EXERCISE INSTRUCTIONS: Leaving the pictures aside, transcribe every line below exactly.

◇ ◇ ◇

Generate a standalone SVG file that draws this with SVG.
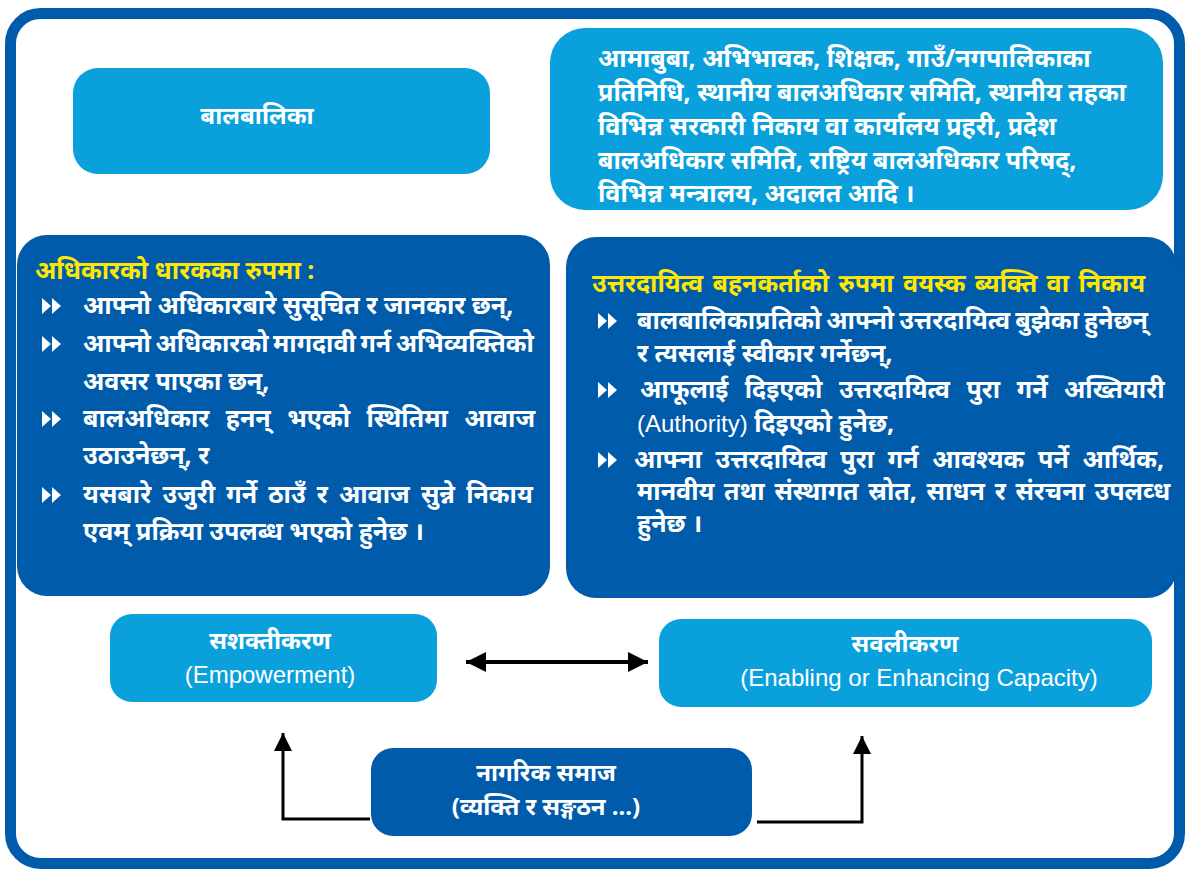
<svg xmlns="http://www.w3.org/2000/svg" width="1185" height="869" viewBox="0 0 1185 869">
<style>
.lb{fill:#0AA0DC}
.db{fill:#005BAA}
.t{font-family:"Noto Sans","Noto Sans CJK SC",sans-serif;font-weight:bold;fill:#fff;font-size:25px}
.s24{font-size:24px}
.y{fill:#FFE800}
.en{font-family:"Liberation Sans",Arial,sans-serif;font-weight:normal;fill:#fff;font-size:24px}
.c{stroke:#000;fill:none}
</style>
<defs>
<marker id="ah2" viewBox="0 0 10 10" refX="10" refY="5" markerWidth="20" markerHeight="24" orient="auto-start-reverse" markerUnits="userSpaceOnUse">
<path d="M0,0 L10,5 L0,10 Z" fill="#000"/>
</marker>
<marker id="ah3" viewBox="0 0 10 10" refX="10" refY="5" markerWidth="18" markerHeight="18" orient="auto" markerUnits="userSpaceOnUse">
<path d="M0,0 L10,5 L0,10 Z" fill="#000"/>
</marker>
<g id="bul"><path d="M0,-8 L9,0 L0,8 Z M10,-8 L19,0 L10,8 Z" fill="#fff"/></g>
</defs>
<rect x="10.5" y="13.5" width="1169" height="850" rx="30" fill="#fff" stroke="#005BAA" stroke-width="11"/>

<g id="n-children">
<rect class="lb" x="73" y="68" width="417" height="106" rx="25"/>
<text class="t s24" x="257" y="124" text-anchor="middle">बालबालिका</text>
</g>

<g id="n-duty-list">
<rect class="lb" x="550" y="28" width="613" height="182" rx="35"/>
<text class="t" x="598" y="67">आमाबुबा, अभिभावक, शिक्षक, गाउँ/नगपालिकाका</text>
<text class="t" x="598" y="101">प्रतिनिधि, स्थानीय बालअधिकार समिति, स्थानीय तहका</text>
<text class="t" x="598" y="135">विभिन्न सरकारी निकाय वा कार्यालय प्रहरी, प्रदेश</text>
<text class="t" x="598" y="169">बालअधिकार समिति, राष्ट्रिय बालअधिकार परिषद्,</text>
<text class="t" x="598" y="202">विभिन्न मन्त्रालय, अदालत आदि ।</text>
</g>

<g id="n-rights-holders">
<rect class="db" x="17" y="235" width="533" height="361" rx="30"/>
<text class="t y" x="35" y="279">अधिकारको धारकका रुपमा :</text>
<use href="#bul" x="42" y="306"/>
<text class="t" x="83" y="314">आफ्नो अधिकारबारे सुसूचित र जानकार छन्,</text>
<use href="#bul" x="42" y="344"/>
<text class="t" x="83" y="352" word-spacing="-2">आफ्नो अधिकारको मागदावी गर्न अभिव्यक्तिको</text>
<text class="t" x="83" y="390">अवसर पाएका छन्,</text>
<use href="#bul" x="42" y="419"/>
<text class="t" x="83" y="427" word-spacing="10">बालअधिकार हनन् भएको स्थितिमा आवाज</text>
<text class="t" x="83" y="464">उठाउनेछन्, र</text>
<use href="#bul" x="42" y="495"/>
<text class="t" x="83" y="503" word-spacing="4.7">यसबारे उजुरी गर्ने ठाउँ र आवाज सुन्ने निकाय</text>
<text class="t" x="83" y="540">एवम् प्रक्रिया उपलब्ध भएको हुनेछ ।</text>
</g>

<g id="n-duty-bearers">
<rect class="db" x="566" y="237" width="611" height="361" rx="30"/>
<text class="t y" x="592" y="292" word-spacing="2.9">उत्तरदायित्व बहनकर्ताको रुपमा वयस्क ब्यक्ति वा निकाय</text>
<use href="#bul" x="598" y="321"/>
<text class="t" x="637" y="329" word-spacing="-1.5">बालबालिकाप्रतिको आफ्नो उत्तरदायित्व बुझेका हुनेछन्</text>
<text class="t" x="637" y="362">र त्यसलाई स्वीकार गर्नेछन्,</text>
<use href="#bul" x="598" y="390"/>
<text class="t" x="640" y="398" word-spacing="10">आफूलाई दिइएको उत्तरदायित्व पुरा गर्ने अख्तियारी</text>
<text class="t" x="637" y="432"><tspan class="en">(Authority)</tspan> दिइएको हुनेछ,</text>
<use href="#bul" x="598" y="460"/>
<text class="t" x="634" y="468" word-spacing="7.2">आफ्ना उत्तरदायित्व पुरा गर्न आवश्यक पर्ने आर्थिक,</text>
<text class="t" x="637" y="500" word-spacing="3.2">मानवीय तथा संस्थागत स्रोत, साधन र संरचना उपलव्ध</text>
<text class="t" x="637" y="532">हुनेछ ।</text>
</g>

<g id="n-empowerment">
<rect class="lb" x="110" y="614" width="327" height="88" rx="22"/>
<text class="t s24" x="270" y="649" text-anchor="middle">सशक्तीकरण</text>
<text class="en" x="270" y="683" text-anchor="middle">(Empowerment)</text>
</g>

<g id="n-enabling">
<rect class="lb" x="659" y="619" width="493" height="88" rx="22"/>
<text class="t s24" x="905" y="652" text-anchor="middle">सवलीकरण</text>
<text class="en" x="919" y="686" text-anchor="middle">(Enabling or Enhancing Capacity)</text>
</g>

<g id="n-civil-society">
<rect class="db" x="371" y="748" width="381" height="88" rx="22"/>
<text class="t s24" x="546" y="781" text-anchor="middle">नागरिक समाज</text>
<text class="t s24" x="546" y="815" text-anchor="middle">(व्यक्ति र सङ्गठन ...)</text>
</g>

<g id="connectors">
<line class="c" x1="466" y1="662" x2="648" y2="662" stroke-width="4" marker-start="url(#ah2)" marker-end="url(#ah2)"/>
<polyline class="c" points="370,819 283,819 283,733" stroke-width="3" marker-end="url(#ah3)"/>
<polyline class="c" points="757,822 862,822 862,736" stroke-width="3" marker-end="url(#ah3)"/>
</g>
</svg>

◇ ◇ ◇

EXPECTED ANSWER:
Generate a standalone SVG file that draws this with SVG.
<svg xmlns="http://www.w3.org/2000/svg" width="1185" height="869" viewBox="0 0 1185 869">
<style>
.lb{fill:#0AA0DC}
.db{fill:#005BAA}
.t{font-family:"Noto Sans","Noto Sans CJK SC",sans-serif;font-weight:bold;fill:#fff;font-size:25px}
.s24{font-size:24px}
.y{fill:#FFE800}
.en{font-family:"Liberation Sans",Arial,sans-serif;font-weight:normal;fill:#fff;font-size:24px}
.c{stroke:#000;fill:none}
</style>
<defs>
<marker id="ah2" viewBox="0 0 10 10" refX="10" refY="5" markerWidth="20" markerHeight="24" orient="auto-start-reverse" markerUnits="userSpaceOnUse">
<path d="M0,0 L10,5 L0,10 Z" fill="#000"/>
</marker>
<marker id="ah3" viewBox="0 0 10 10" refX="10" refY="5" markerWidth="18" markerHeight="18" orient="auto" markerUnits="userSpaceOnUse">
<path d="M0,0 L10,5 L0,10 Z" fill="#000"/>
</marker>
<g id="bul"><path d="M0,-8 L9,0 L0,8 Z M10,-8 L19,0 L10,8 Z" fill="#fff"/></g>
</defs>
<rect x="10.5" y="13.5" width="1169" height="850" rx="30" fill="#fff" stroke="#005BAA" stroke-width="11"/>

<g id="n-children">
<rect class="lb" x="73" y="68" width="417" height="106" rx="25"/>
<text class="t s24" x="257" y="124" text-anchor="middle">बालबालिका</text>
</g>

<g id="n-duty-list">
<rect class="lb" x="550" y="28" width="613" height="182" rx="35"/>
<text class="t" x="598" y="67">आमाबुबा, अभिभावक, शिक्षक, गाउँ/नगपालिकाका</text>
<text class="t" x="598" y="101">प्रतिनिधि, स्थानीय बालअधिकार समिति, स्थानीय तहका</text>
<text class="t" x="598" y="135">विभिन्न सरकारी निकाय वा कार्यालय प्रहरी, प्रदेश</text>
<text class="t" x="598" y="169">बालअधिकार समिति, राष्ट्रिय बालअधिकार परिषद्,</text>
<text class="t" x="598" y="202">विभिन्न मन्त्रालय, अदालत आदि ।</text>
</g>

<g id="n-rights-holders">
<rect class="db" x="17" y="235" width="533" height="361" rx="30"/>
<text class="t y" x="35" y="279">अधिकारको धारकका रुपमा :</text>
<use href="#bul" x="42" y="306"/>
<text class="t" x="83" y="314">आफ्नो अधिकारबारे सुसूचित र जानकार छन्,</text>
<use href="#bul" x="42" y="344"/>
<text class="t" x="83" y="352" word-spacing="-2">आफ्नो अधिकारको मागदावी गर्न अभिव्यक्तिको</text>
<text class="t" x="83" y="390">अवसर पाएका छन्,</text>
<use href="#bul" x="42" y="419"/>
<text class="t" x="83" y="427" word-spacing="10">बालअधिकार हनन् भएको स्थितिमा आवाज</text>
<text class="t" x="83" y="464">उठाउनेछन्, र</text>
<use href="#bul" x="42" y="495"/>
<text class="t" x="83" y="503" word-spacing="4.7">यसबारे उजुरी गर्ने ठाउँ र आवाज सुन्ने निकाय</text>
<text class="t" x="83" y="540">एवम् प्रक्रिया उपलब्ध भएको हुनेछ ।</text>
</g>

<g id="n-duty-bearers">
<rect class="db" x="566" y="237" width="611" height="361" rx="30"/>
<text class="t y" x="592" y="292" word-spacing="2.9">उत्तरदायित्व बहनकर्ताको रुपमा वयस्क ब्यक्ति वा निकाय</text>
<use href="#bul" x="598" y="321"/>
<text class="t" x="637" y="329" word-spacing="-1.5">बालबालिकाप्रतिको आफ्नो उत्तरदायित्व बुझेका हुनेछन्</text>
<text class="t" x="637" y="362">र त्यसलाई स्वीकार गर्नेछन्,</text>
<use href="#bul" x="598" y="390"/>
<text class="t" x="640" y="398" word-spacing="10">आफूलाई दिइएको उत्तरदायित्व पुरा गर्ने अख्तियारी</text>
<text class="t" x="637" y="432"><tspan class="en">(Authority)</tspan> दिइएको हुनेछ,</text>
<use href="#bul" x="598" y="460"/>
<text class="t" x="634" y="468" word-spacing="7.2">आफ्ना उत्तरदायित्व पुरा गर्न आवश्यक पर्ने आर्थिक,</text>
<text class="t" x="637" y="500" word-spacing="3.2">मानवीय तथा संस्थागत स्रोत, साधन र संरचना उपलव्ध</text>
<text class="t" x="637" y="532">हुनेछ ।</text>
</g>

<g id="n-empowerment">
<rect class="lb" x="110" y="614" width="327" height="88" rx="22"/>
<text class="t s24" x="270" y="649" text-anchor="middle">सशक्तीकरण</text>
<text class="en" x="270" y="683" text-anchor="middle">(Empowerment)</text>
</g>

<g id="n-enabling">
<rect class="lb" x="659" y="619" width="493" height="88" rx="22"/>
<text class="t s24" x="905" y="652" text-anchor="middle">सवलीकरण</text>
<text class="en" x="919" y="686" text-anchor="middle">(Enabling or Enhancing Capacity)</text>
</g>

<g id="n-civil-society">
<rect class="db" x="371" y="748" width="381" height="88" rx="22"/>
<text class="t s24" x="546" y="781" text-anchor="middle">नागरिक समाज</text>
<text class="t s24" x="546" y="815" text-anchor="middle">(व्यक्ति र सङ्गठन ...)</text>
</g>

<g id="connectors">
<line class="c" x1="466" y1="662" x2="648" y2="662" stroke-width="4" marker-start="url(#ah2)" marker-end="url(#ah2)"/>
<polyline class="c" points="370,819 283,819 283,733" stroke-width="3" marker-end="url(#ah3)"/>
<polyline class="c" points="757,822 862,822 862,736" stroke-width="3" marker-end="url(#ah3)"/>
</g>
</svg>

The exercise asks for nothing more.